Law clerk, theatrical manager, soldier

Major General Gustave Mario Ramaciotti, (13 March 1861 – 6 December 1927) was an Australian law clerk, theatrical manager and soldier who was well known in Sydney's legal services.

==Early life and career==

Ramaciotti was born in Livorno, Italy, on 13 March 1861. He arrived in Queensland, Australia, in his teenage years, and in 1878 joined the Rockhampton Volunteers, Queensland Defence Force as a private. In 1880 he was naturalised. He became a law clerk and married Ada Wilson in 1882. As managing clerk of the conveyancing department of Minter Simpson & Co, he became well known in Sydney legal circles until his retirement from law in 1904. He became a partner in Australia's largest theatrical company with J. C. Williamson and George Tallis. After selling his shares in J C Williamson Ltd he bought the Theatre Royal in King Street, Sydney, the neighbouring Sutton's Hotel and adjoining land at the rear of these properties.

==Military career==
Ramaciotti's military interests continued and in 1890 he had been commissioned as a second lieutenant with the 2nd Infantry Regiment. By 1909 he was a lieutenant colonel commanding the 1st Battalion, 2nd Infantry Regiment. He went on to command the 24th Infantry (2nd Sydney Battalion) and was promoted to colonel in command of the 11th Infantry Brigade in 1914. During the First World War his duties were largely confined to home, but he eventually became Inspector General of administration at Army Headquarters, Melbourne.

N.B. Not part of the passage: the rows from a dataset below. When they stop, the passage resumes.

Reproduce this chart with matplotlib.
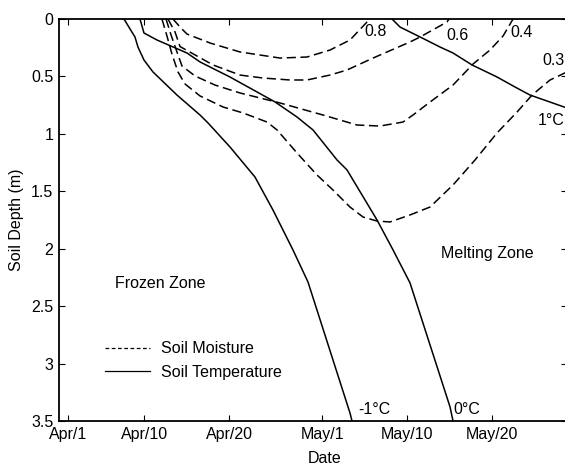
import matplotlib
matplotlib.use("Agg")
import matplotlib.pyplot as plt
from matplotlib.lines import Line2D

plt.rcParams['font.family'] = ['Liberation Sans', 'DejaVu Sans']
plt.rcParams['font.size'] = 11.5

# x = days after Apr/1, y = soil depth (m)
tick_pos = [0, 9, 19, 30, 40, 50]
tick_lab = ['Apr/1', 'Apr/10', 'Apr/20', 'May/1', 'May/10', 'May/20']

# soil temperature isotherms
t_m1_day = [6.60, 7.90, 8.25, 8.96, 10.02, 12.85, 15.57, 16.51, 19.10, 22.05, 24.17, 26.53, 28.30, 33.25, 33.49]
t_m1_dep = [0, 0.157, 0.244, 0.357, 0.461, 0.662, 0.836, 0.905, 1.114, 1.376, 1.663, 2.011, 2.29, 3.43, 3.5]

t_0_day = [8.49, 8.96, 10.50, 14.03, 15.57, 19.10, 24.41, 27.00, 28.89, 31.72, 32.90, 36.44, 38.33, 40.33, 45.05, 45.40]
t_0_dep = [0, 0.122, 0.183, 0.296, 0.374, 0.505, 0.722, 0.853, 0.966, 1.227, 1.314, 1.750, 2.011, 2.298, 3.378, 3.5]

t_1_day = [38.21, 39.15, 41.75, 43.87, 45.40, 47.64, 50.59, 52.71, 54.48, 58.84]
t_1_dep = [0, 0.07, 0.165, 0.244, 0.296, 0.40, 0.505, 0.592, 0.662, 0.775]

# soil moisture contours
m08_day = [12.38, 13.21, 14.03, 16.75, 20.28, 25.0, 28.18, 30.90, 33.25, 35.26, 35.61]
m08_dep = [0, 0.07, 0.131, 0.209, 0.287, 0.34, 0.331, 0.27, 0.183, 0.026, 0]

m06_day = [11.79, 12.62, 13.21, 17.10, 20.28, 23.0, 26.18, 28.18, 30.90, 32.90, 35.97, 40.33, 41.51, 44.69, 44.93]
m06_dep = [0, 0.113, 0.24, 0.40, 0.488, 0.514, 0.531, 0.531, 0.488, 0.444, 0.34, 0.2, 0.157, 0.026, 0]

m04_day = [11.56, 12.15, 12.85, 13.44, 14.98, 17.33, 20.28, 25.0, 30.07, 34.08, 36.79, 39.50, 40.68, 42.69, 45.40, 47.76, 49.76, 51.30, 52.48]
m04_dep = [0, 0.139, 0.287, 0.409, 0.496, 0.575, 0.644, 0.731, 0.836, 0.923, 0.932, 0.897, 0.836, 0.723, 0.575, 0.392, 0.27, 0.148, 0]

m03_day = [11.08, 11.67, 12.26, 12.97, 13.80, 15.57, 18.28, 20.64, 23.47, 24.65, 27.00, 29.36, 31.25, 33.25, 34.79, 36.44,
           37.97, 40.33, 42.69, 45.40, 48.00, 50.59, 52.95, 54.72, 56.84, 58.84]
m03_dep = [0, 0.148, 0.305, 0.461, 0.566, 0.67, 0.766, 0.818, 0.897, 0.966, 1.166, 1.358, 1.489, 1.637, 1.724, 1.759,
           1.767, 1.706, 1.637, 1.445, 1.227, 0.992, 0.81, 0.662, 0.531, 0.461]

fig = plt.figure(figsize=(5.65, 4.68), dpi=100)
ax = fig.add_axes([59/565, 1 - 421/468, 508/565, 402/468])

lw = 1.1
dash = (6, 3)
for d, z in [(t_m1_day, t_m1_dep), (t_0_day, t_0_dep), (t_1_day, t_1_dep)]:
    ax.plot(d, z, color='k', lw=lw)
for d, z in [(m08_day, m08_dep), (m06_day, m06_dep), (m04_day, m04_dep), (m03_day, m03_dep)]:
    ax.plot(d, z, color='k', lw=lw, ls=(0, dash))

ax.text(34.2, 3.40, '-1°C', ha='left', va='center')
ax.text(45.5, 3.40, '0°C', ha='left', va='center')
ax.text(56.96, 0.88, '1°C', ha='center', va='center')
ax.text(36.3, 0.113, '0.8', ha='center', va='center')
ax.text(45.9, 0.14, '0.6', ha='center', va='center')
ax.text(53.5, 0.12, '0.4', ha='center', va='center')
ax.text(57.2, 0.357, '0.3', ha='center', va='center')
ax.text(10.85, 2.30, 'Frozen Zone', ha='center', va='center')
ax.text(49.4, 2.04, 'Melting Zone', ha='center', va='center')

handles = [Line2D([], [], color='k', lw=0.9, ls=(0, (3, 2))),
           Line2D([], [], color='k', lw=0.9)]
ax.legend(handles, ['Soil Moisture', 'Soil Temperature'], loc='center left',
          bbox_to_anchor=(0.0906, 0.1505), frameon=False, borderpad=0,
          borderaxespad=0, handlelength=2.8, handletextpad=0.7, labelspacing=0.55)

ax.set_xlim(-1.06, 58.84)
ax.set_ylim(3.5, 0)
ax.set_xticks(tick_pos)
ax.set_xticklabels(tick_lab)
ax.set_yticks([0, 0.5, 1, 1.5, 2, 2.5, 3, 3.5])
ax.set_yticklabels(['0', '0.5', '1', '1.5', '2', '2.5', '3', '3.5'])
ax.tick_params(direction='in', top=True, right=True, length=4, width=0.8, pad=4)
for s in ax.spines.values():
    s.set_linewidth(1.3)

ax.set_xlabel('Date')
ax.set_ylabel('Soil Depth (m)')
ax.xaxis.set_label_coords((325 - 59) / 508, -0.075)
ax.yaxis.set_label_coords(-0.068, 0.5)

plt.savefig('out.png', dpi=100)
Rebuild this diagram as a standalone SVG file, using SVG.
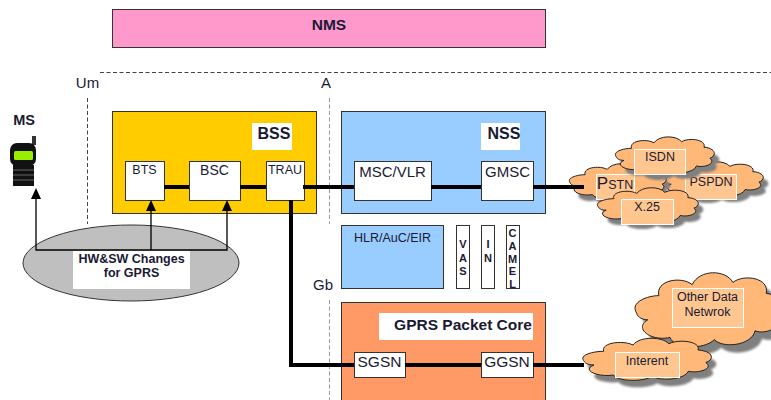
<svg xmlns="http://www.w3.org/2000/svg" width="771" height="400" viewBox="0 0 771 400">
<style>
text{font-family:"Liberation Sans",Arial,sans-serif;fill:#1a1a33;text-anchor:middle}
.b{font-weight:bold}
.box{stroke:#333;stroke-width:1}
.w{fill:#fff}
.thick{fill:none;stroke:#000;stroke-width:4}
.thin{fill:none;stroke:#000;stroke-width:1.3}
.dash{fill:none;stroke:#444;stroke-width:1;stroke-dasharray:4 2.5}
.dash2{fill:none;stroke:#999;stroke-width:1;stroke-dasharray:4 2.5}
.cl{fill:#ffb877;stroke:#222;stroke-width:1}
.sh{fill:#808080;stroke:none}
.sg{filter:url(#soft)}
.lab{fill:#ffc78f;stroke:#fff;stroke-width:1}
.t12{font-size:12.500px}
.n{font-size:15px}
.v{font-size:11px;font-weight:bold}
</style>
<defs>
<filter id="soft" x="-10%" y="-10%" width="120%" height="120%"><feGaussianBlur stdDeviation="0.8"/></filter>
<path id="cloud" vector-effect="non-scaling-stroke" d="M-.95,.05 C-1.05,-.2 -.8,-.35 -.65,-.35 C-.7,-.7 -.35,-.8 -.2,-.6 C-.1,-.95 .25,-.95 .35,-.65 C.5,-.85 .85,-.75 .8,-.4 C1.05,-.35 1.05,0 .92,.1 C1.05,.35 .8,.55 .65,.45 C.6,.8 .2,.85 .1,.65 C-.05,.9 -.45,.85 -.5,.6 C-.75,.7 -1,.4 -.8,.2 C-.9,.2 -.95,.1 -.95,.05Z"/>
</defs>
<rect width="771" height="400" fill="#fff"/>

<g id="nms"><rect class="box" x="112.500" y="9.500" width="433" height="38" fill="#ff99cc"/><text class="b" x="329" y="30" font-size="15.500">NMS</text></g>

<g id="interfaces">
<path class="dash" d="M100 72.500H771M87.500 98V224"/>
<path class="dash2" d="M329.500 98V224M329.500 300V400"/>
<text x="87.500" y="88" font-size="15">Um</text>
<text x="326" y="88" font-size="15">A</text>
<text x="323" y="290" font-size="15">Gb</text>
</g>

<g id="ms">
<text class="b" x="24" y="125" font-size="14.500">MS</text>
<rect x="32" y="136" width="4" height="9" fill="#333"/>
<rect x="10" y="143" width="26" height="23" rx="7" fill="#111"/>
<rect x="14" y="151" width="19" height="9" rx="1.500" fill="#99ee00"/>
<rect x="13" y="165" width="21" height="21" fill="#111"/>
<path d="M13 170H34M13 175H34M13 180H34" stroke="#666" stroke-width="1"/>
</g>

<g id="bss"><rect class="box" x="112.500" y="111.500" width="204" height="102" fill="#ffcc00"/><rect class="w" x="252" y="123" width="40" height="27"/><text class="b" x="274" y="139" font-size="16">BSS</text></g>
<g id="nss"><rect class="box" x="341.500" y="111.500" width="204" height="102" fill="#99ccff"/><rect class="w" x="481" y="123" width="39" height="27"/><text class="b" x="504" y="139" font-size="16">NSS</text></g>
<g id="hlr"><rect class="box" x="341.500" y="225.500" width="102" height="63" fill="#99ccff"/><text class="t12" x="392.500" y="242">HLR/AuC/EIR</text></g>
<g id="vas"><rect class="box w" x="456.500" y="225.500" width="13" height="63"/><text class="v" x="463" y="248">V</text><text class="v" x="463" y="262">A</text><text class="v" x="463" y="275">S</text></g>
<g id="in"><rect class="box w" x="481.500" y="225.500" width="13" height="63"/><text class="v" x="488" y="248">I</text><text class="v" x="488" y="262">N</text></g>
<g id="camel"><rect class="box w" x="506.500" y="225.500" width="13" height="63"/><text class="v" x="512.500" y="237">C</text><text class="v" x="512.500" y="250">A</text><text class="v" x="512.500" y="263">M</text><text class="v" x="512.500" y="275">E</text><text class="v" x="512.500" y="288">L</text></g>
<g id="gprs"><rect class="box" x="341.500" y="302.500" width="204" height="98" fill="#ff9966"/><rect class="w" x="379" y="313" width="154" height="27"/><text class="b" x="463" y="330" font-size="15.500">GPRS Packet Core</text></g>

<g id="hwsw"><ellipse cx="131" cy="263" rx="108" ry="38" fill="#bfbfbf" stroke="#333"/><rect class="w" x="73" y="251" width="117" height="38"/><text class="b t12" x="131.500" y="263">HW&amp;SW Changes</text><text class="b t12" x="131.500" y="277">for GPRS</text></g>

<g id="bts"><rect class="box w" x="125.500" y="161.500" width="39" height="39"/><text class="t12" x="144.500" y="174">BTS</text></g>
<g id="bsc"><rect class="box w" x="189.500" y="161.500" width="51" height="39"/><text x="214.500" y="175" font-size="14">BSC</text></g>
<g id="trau"><rect class="box w" x="266.500" y="161.500" width="38" height="39"/><text class="t12" x="285" y="174">TRAU</text></g>
<g id="msc"><rect class="box w" x="354.500" y="161.500" width="77" height="39"/><text class="n" x="392.500" y="177">MSC/VLR</text></g>
<g id="gmsc"><rect class="box w" x="481.500" y="161.500" width="52" height="39"/><text class="n" x="507.500" y="177">GMSC</text></g>
<g id="sgsn"><rect class="box w" x="354.500" y="352.500" width="51" height="25"/><text x="379.500" y="367" font-size="15.500">SGSN</text></g>
<g id="ggsn"><rect class="box w" x="481.500" y="352.500" width="52" height="25"/><text x="507" y="367" font-size="15.500">GGSN</text></g>

<g id="other-data">
<g class="sg"><use href="#cloud" class="sh" transform="translate(714 319) scale(74 44)"/></g>
<use href="#cloud" class="cl" transform="translate(707 311) scale(74 44)"/>
<rect class="lab" x="672.500" y="288.500" width="71" height="39"/><text class="t12" x="707.500" y="301">Other Data</text><text class="t12" x="707.500" y="316">Netwrok</text>
</g>
<g id="internet">
<g class="sg"><use href="#cloud" class="sh" transform="translate(651 367) scale(65 25)"/></g>
<use href="#cloud" class="cl" transform="translate(646 360) scale(65 25)"/>
<rect class="lab" x="615.500" y="352.500" width="64" height="25"/><text class="t12" x="647" y="365">Interent</text>
</g>
<g id="pspdn">
<g class="sg"><use href="#cloud" class="sh" transform="translate(717 186) scale(51 21)"/></g>
<use href="#cloud" class="cl" transform="translate(712 180) scale(51 21)"/>
<rect class="lab" x="685.500" y="174.500" width="51" height="25"/><text class="t12" x="711" y="186">PSPDN</text>
</g>
<g id="pstn">
<g class="sg"><use href="#cloud" class="sh" transform="translate(621 188) scale(49 21)"/></g>
<use href="#cloud" class="cl" transform="translate(617 182) scale(49 21)"/>
<rect class="lab" x="596.500" y="174.500" width="38" height="25"/><text x="615" y="189" font-size="12.500"><tspan font-size="17">P</tspan>STN</text>
</g>
<g id="isdn">
<g class="sg"><use href="#cloud" class="sh" transform="translate(669 162) scale(50 22)"/></g>
<use href="#cloud" class="cl" transform="translate(664 156) scale(50 22)"/>
<rect class="lab" x="634.500" y="149.500" width="51" height="25"/><text class="t12" x="660" y="161">ISDN</text>
</g>
<g id="x25">
<g class="sg"><use href="#cloud" class="sh" transform="translate(652 212) scale(51 21)"/></g>
<use href="#cloud" class="cl" transform="translate(647 206) scale(51 21)"/>
<rect class="lab" x="621.500" y="199.500" width="52" height="25"/><text class="t12" x="647" y="211">X.25</text>
</g>

<g id="connectors">
<path class="thick" d="M164 187H189M240 187H266M303 187H354M431 187H481M533 187H584M291 200V365H354M405 365H481M533 365H584"/>
<path class="thin" d="M36 197V250H227V208M151 250V208"/>
<path d="M36 188l5 11h-10zM151 200l5 11h-10zM227 200l5 11h-10z" fill="#000"/>
</g>
</svg>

He was made a Companion of the Order of St Michael and St George in 1917, and on his retirement in 1920 he was made an honorary major general.

==Death==
Ramaciotti spent his remaining years travelling between Australia and Italy, until his death on a visit home to Australia on 6 December 1927. He was survived by his children Clive and Vera and his estate was sworn for probate in New South Wales at £91,485.